We started driving again and then turn south into a gravel road, after a few minutes we noticed we were getting closed to fire. While we continued gong south we passed throw a small river and saw our first and only buffalo cape, stopped for a photo and continued the journey. Soon we started to smell the fire and then got to an open field where there was the fire truck. As we were becoming a little apprehensive the guide went talking with them, asking if we could continue or should head back. we couldn’t listen but them clearly signed to go ahead, so we went… and this happened:
Yes, I filmed it… and those things flying are bugs and were much more than we can see… at one point (when I turn the phone away) it was very hot, we could barely see the road and breathing was becoming very difficult. Anyway we had to continue south as we couldn’t go back to the fire; Despite everything went well, even if we could I don’t think anyone would want to take that risk again.
After a while I noticed that it was getting late, but we were still going south, already near Skukusa and we should be heading back to Satara. It was roughly 16:00 when we saw another tour halted looking into the woods with binoculars. We searched until the guide pointing it’s leopard, over the rock… As we looked and found we noticed it was looking right into us. Unfortunately we didn’t have a camera with zoom to take a quality photo but i don’t think i will forget this leopard (the trouble he got us into) any time soon. In a few minutes we had to go, the guide told us that we had to in the gate until 18:00 or we would be in trouble. Apparently the park closes at that time and we didn’t know it. After a 15 minutes we finally got into tarmac and turned north into Satara. Roughly half way into Satara we saw a black rhino but this time we barely stopped as we were really hurrying, and then a few minutes later another rhino & another herd of elephants.
When we almost in Orpen gate, way past closing time and in almost complete darkness we saw two eyes glowing in the middle of the road, we stopped and there was a huge lion looking straight at the vehicle and walking slowly into it. The lion passed slowly just 3 or 4 meters from us, always looking straight at us, no one in vehicle moved, so photos taken… It was the last adrenaline peak of the day.
This was a hangover day, with a wake up call at 5:00 to have a small bush walk… The walk was just one hour (thank god) and mostly about trees, bushes, animal habits and some stories. The guide told us that there could be leopards in the area, as despite the fences the leopard can climb trees and jump very high, so they can enter and exit easily. This made us regret the decision of sleeping in a tent 🙂
Anyway, we departed to jo’burg after the walk and went to Blyde canyon, which apparently is the 3rd largest in the world. It’s a great site with an amazing viewpoint, however we would need more time to really enjoy the panorama route!
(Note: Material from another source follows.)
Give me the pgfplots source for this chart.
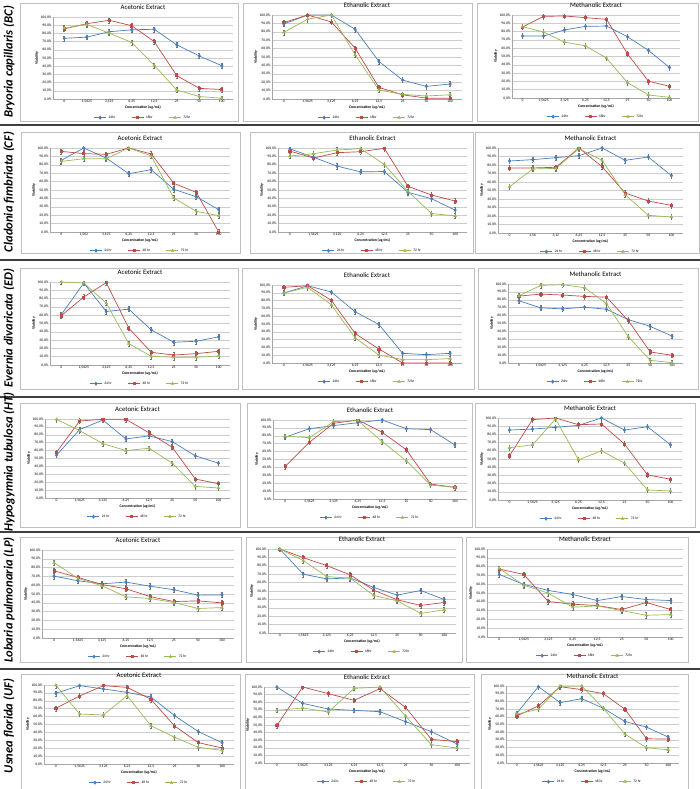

we arrived to Fourways on time, and had one final adventure, the guy driving the van didn’t know where to drop us, and we didn’t have the address with us, neither knew where to go because we had never been there before. But In the end, somehow he managed to get us right where we were supposed to go.
The trip was an adventure, with so many mishaps and turnarounds… If you noticed, we did manage to see the Big 5 (Elephant, Lion, Cape Buffalo, Leopard and Rhino) and some more (Baboons, Giraffes, hippos) in a day, and with an adrenaline bonus of passing through a fire and having to exit the Kruger Park way past the closing time.